Closer: Mike Nichols’ Master Adaptation
Mike Nichols was undoubtedly one of the greatest film directors of the 20th century. One skill he possessed that few others have mastered was his ability to adapt plays to film. Earlier audiences were happy with something that felt like a filmed play, but by the 60s and 70s films like these would be criticized as a waste of the medium. Nichols came from the theatre and starting with this first film Who’s Afraid of Virginia Woolf and continuing through films like Biloxi Blues, Wit and Angels in America he found ways to adapt notoriously tricky works to film. Let's take a look at his final theatrical adaptation: 2004’s Closer.
For a small film with essentially only four actors, and especially for an adapted play, Closer was a massive success – it earned $115 million and went on to win BAFTA and Golden Globe awards. In fact if you’ve ever heard folk singer Damien Rice, there’s a good chance it’s because of the use of his track ‘The Blower’s Daughter’ at the start and end of the movie. It also came in a year when stars Jude Law, Clive Owen and Natalie Portman were having a “moment” – Alfie, King Arthur and Garden State would define this next step in each of their respective careers.
Beyond just choosing “hot” actors (incidentally Portman’s role was meant to be a debut for Eva Green, showing Nichols’ eye for emerging talent) there’s something to be said for how Nichols worked with the original Closer play by Patrick Marber. The play deals with the cynical romantic machinations of four people around the turn of the millennium and was a hit in London and New York, nabbing Olivier and Tony awards. Iit’s notably a very theatrical piece – it has a minimalistic set, few characters and flows through time unconventionally, having characters appear together even when they are meant to be in different times and places. On top of that, the characters are purposefully sketched and thin and the dialogue is wild and excessive to showcase emotion over traditional storytelling. It definitely wasn’t something that would translate simply to screen, so in many ways the film adaptation of Closer is a testament to Nichols mastery.

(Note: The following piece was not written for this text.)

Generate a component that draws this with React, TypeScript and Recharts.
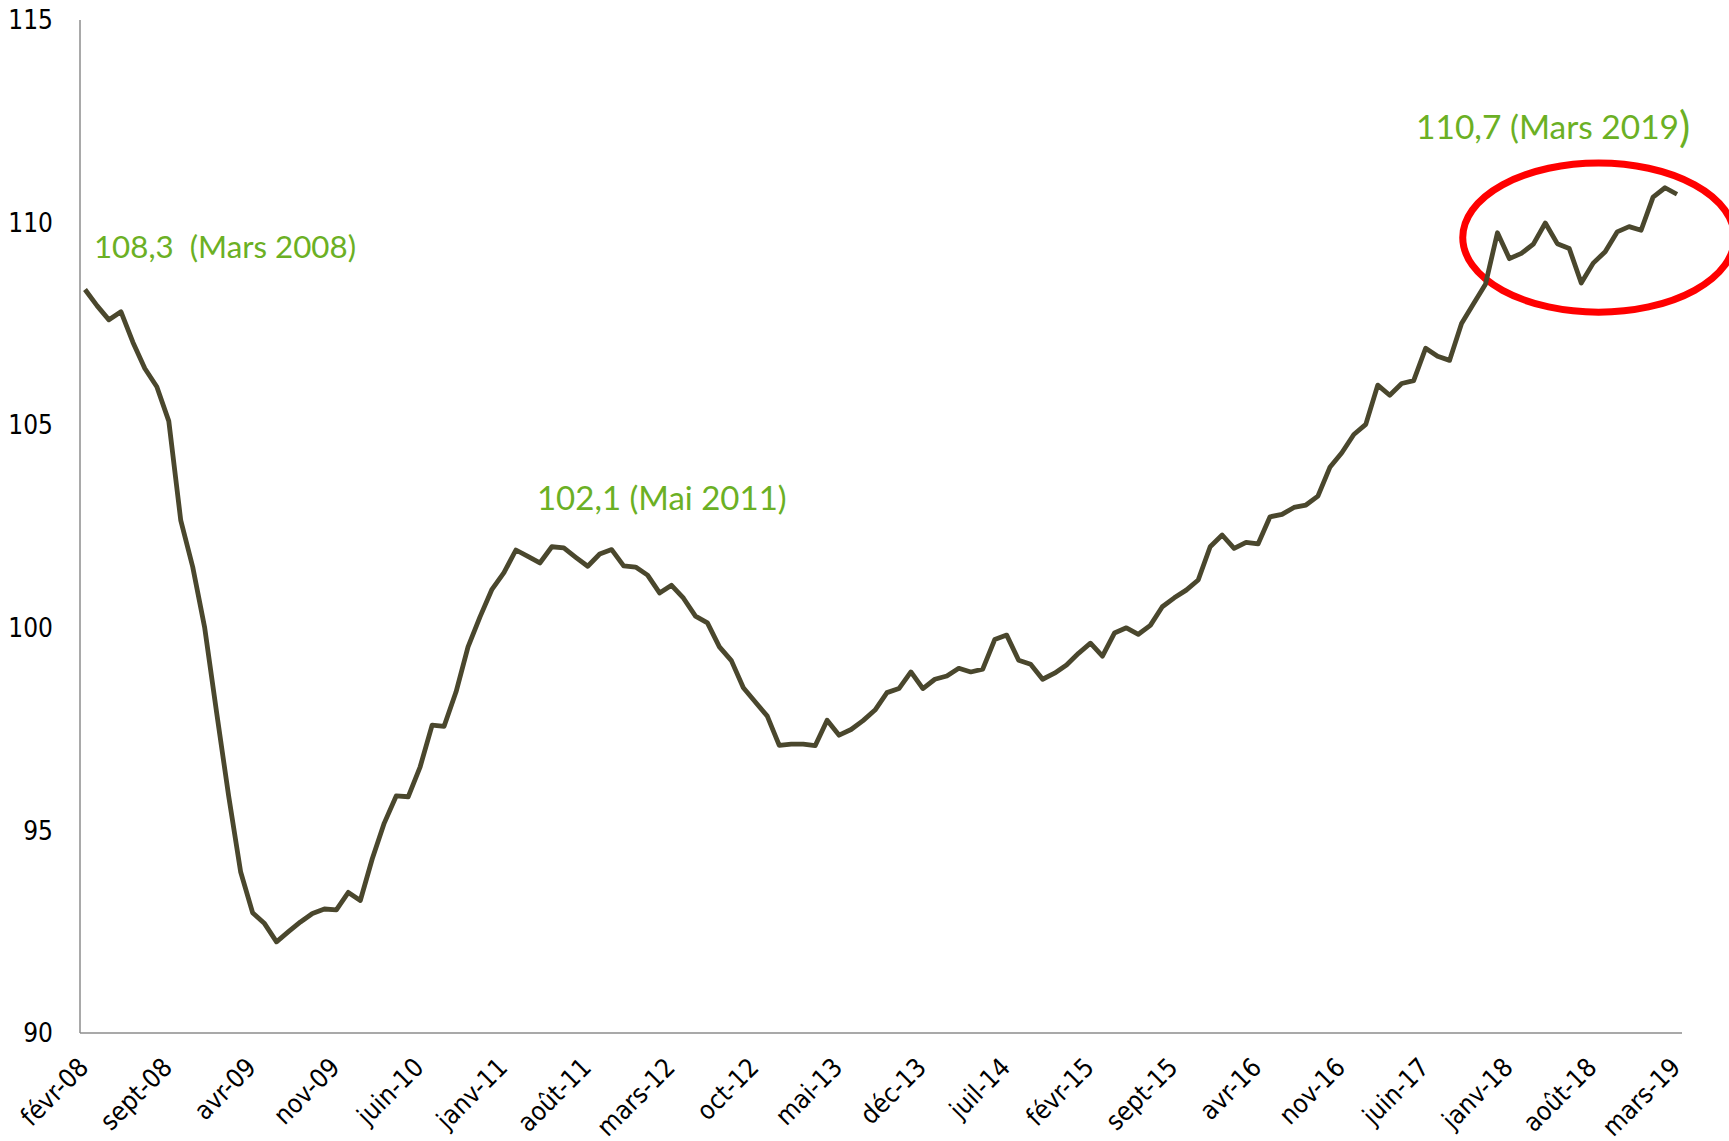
import React from "react";
import { Line, LineChart, ReferenceArea, ReferenceDot, XAxis, YAxis } from "recharts";

// Month names used for the category labels (series starts in févr-08).
const MONTHS = ["janv", "févr", "mars", "avr", "mai", "juin", "juil", "août", "sept", "oct", "nov", "déc"];
const START_YEAR = 2008;
const START_MONTH = 1;

// Monthly index values, févr-08 .. mars-19.
const VALUES = [
  108.35, 107.95, 107.6, 107.8, 107.05, 106.4, 105.95, 105.1, 102.65, 101.5,
  100.0, 97.9, 95.85, 93.98, 92.97, 92.7, 92.25, 92.5, 92.74, 92.95,
  93.06, 93.04, 93.47, 93.27, 94.3, 95.18, 95.85, 95.83, 96.57, 97.6,
  97.57, 98.42, 99.53, 100.27, 100.95, 101.36, 101.92, 101.76, 101.6, 102.0,
  101.97, 101.74, 101.52, 101.82, 101.93, 101.53, 101.5, 101.3, 100.86, 101.05,
  100.73, 100.29, 100.12, 99.53, 99.19, 98.52, 98.17, 97.82, 97.1, 97.13,
  97.13, 97.09, 97.72, 97.35, 97.49, 97.71, 97.97, 98.4, 98.5, 98.91,
  98.5, 98.73, 98.81, 99.0, 98.91, 98.98, 99.71, 99.82, 99.2, 99.1,
  98.73, 98.88, 99.08, 99.37, 99.62, 99.3, 99.87, 100.0, 99.84, 100.06,
  100.52, 100.74, 100.93, 101.18, 102.0, 102.29, 101.96, 102.11, 102.07, 102.74,
  102.8, 102.97, 103.03, 103.25, 103.96, 104.32, 104.77, 105.02, 105.99, 105.74,
  106.03, 106.1, 106.9, 106.7, 106.6, 107.51, 108.0, 108.48, 109.75, 109.11,
  109.24, 109.47, 109.99, 109.48, 109.36, 108.51, 109.0, 109.28, 109.77, 109.9,
  109.81, 110.63, 110.86, 110.7,
];

const X_TICKS = [0, 7, 14, 21, 28, 35, 42, 49, 56, 63, 70, 77, 84, 91, 98, 105, 112, 119, 126, 133];
const Y_TICKS = [90, 95, 100, 105, 110, 115];

// Green annotations: text, anchor month index, anchor value.
const NOTE_TEXTS = ["108,3  (Mars 2008)", "102,1 (Mai 2011)", "110,7 (Mars 2019"];
const NOTE_X = [0.75, 37.76, 111.2];
const NOTE_Y = [109.42, 103.22, 112.38];
const NOTE_SIZE = [31.3, 33, 33.5];

// Red ellipse around the last year.
const RING_X = [115.1, 137.8];
const RING_Y = [107.79, 111.47];

const LABELS = VALUES.map((_, i) => {
  const m = START_MONTH + i;
  const yy = String((START_YEAR + Math.floor(m / 12)) % 100).padStart(2, "0");
  return `${MONTHS[m % 12]}-${yy}`;
});
const data = VALUES.map((v, i) => ({ i, v }));

const AXIS_FONT = "'Liberation Sans Narrow', 'DejaVu Sans Condensed', sans-serif";
const NOTE_FONT = "Lato, 'Open Sans', sans-serif";
const GREEN = "#6bb024";

function XTick({ x, y, payload }: any) {
  const ax = x + 5;
  const ay = y + 36;
  return (
    <text
      x={ax}
      y={ay}
      transform={`rotate(-45 ${ax} ${ay})`}
      textAnchor="end"
      fontSize={26}
      fontFamily={AXIS_FONT}
      fill="#000"
    >
      {LABELS[payload.value]}
    </text>
  );
}

function noteShape(idx: number) {
  return (p: any) => (
    <text
      x={p.cx}
      y={p.cy}
      dominantBaseline="central"
      fontSize={NOTE_SIZE[idx]}
      fontFamily={NOTE_FONT}
      fill={GREEN}
      style={{ whiteSpace: "pre" }}
    >
      {NOTE_TEXTS[idx]}
      {idx === 2 ? <tspan fontSize={42}>)</tspan> : null}
    </text>
  );
}

function Ring(p: any) {
  return (
    <ellipse
      cx={p.x + p.width / 2}
      cy={p.y + p.height / 2}
      rx={Math.abs(p.width) / 2}
      ry={Math.abs(p.height) / 2}
      fill="none"
      stroke="#ff0000"
      strokeWidth={7}
    />
  );
}

export default function App() {
  return (
    <div style={{ position: "absolute", left: 0, top: 0, width: 1729, height: 1141, background: "#fff" }}>
      <LineChart width={1729} height={1141} data={data} margin={{ top: 20, right: 47, bottom: 8, left: 0 }}>
        <XAxis
          dataKey="i"
          type="number"
          domain={[0, 133]}
          ticks={X_TICKS}
          interval={0}
          tick={<XTick />}
          tickLine={false}
          tickSize={0}
          tickMargin={0}
          axisLine={{ stroke: "#8c8c8c", strokeWidth: 1.5 }}
          height={100}
          padding={{ left: 5, right: 5 }}
        />
        <YAxis
          domain={[90, 115]}
          ticks={Y_TICKS}
          interval={0}
          width={80}
          tickLine={false}
          tickSize={0}
          tickMargin={27}
          axisLine={{ stroke: "#8c8c8c", strokeWidth: 1.5 }}
          tick={{ fill: "#000", fontSize: 26, fontFamily: AXIS_FONT }}
        />
        <Line
          type="linear"
          dataKey="v"
          stroke="#4a472d"
          strokeWidth={4.8}
          strokeLinejoin="round"
          dot={false}
          isAnimationActive={false}
        />
        <ReferenceArea
          x1={RING_X[0]}
          x2={RING_X[1]}
          y1={RING_Y[0]}
          y2={RING_Y[1]}
          ifOverflow="visible"
          shape={Ring}
        />
        {NOTE_TEXTS.map((_, k) => (
          <ReferenceDot key={k} x={NOTE_X[k]} y={NOTE_Y[k]} r={0} ifOverflow="visible" shape={noteShape(k)} />
        ))}
      </LineChart>
    </div>
  );
}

The first wise step Nichols made in adapting this tricky play, as well as with most of his other theatrical adaptations, was to bring in playwright Patrick Marber to adapt the script. It sticks fairly close to the text, but does somewhat radically change the ending, leaving a bit more up for interpretation. Nichols and Marber also do a deft job of finding spaces in London that both suit the action and add visual flare to the proceedings. It’s also likely that Marber’s involvement brought on Clive Owen, who had played Dan on stage. Owen would go on to be one of the most decorated actors in Closer for his bold, terrifying role in the film.
It’s Nichols’ mastery of direction and the language of editing that manages to wrangle the trickier bits of the story together. When you watch Closer, you find yourself understanding what’s going on scene to scene, in spite of it jumping through time and space – because Nichols finds the consistent emotions in his actors and uses camerawork and editing to lead you as an audience. All of this comes to a masterful head when Julia Roberts’ Anna manages to fight with both Jude Law and Clive Owen simultaneously in two different times, but both she and the audience never lose a beat.
Plays can connect with audiences emotionally in ways most movies can’t, but a great director can translate the magic of the theatre through the language of cinema. We may never have another director quite like Mike Nichols, but as long as playwrights keep creating challenging works they’ll be holding him as an example of how their work could eventually make an impact on the silver screen.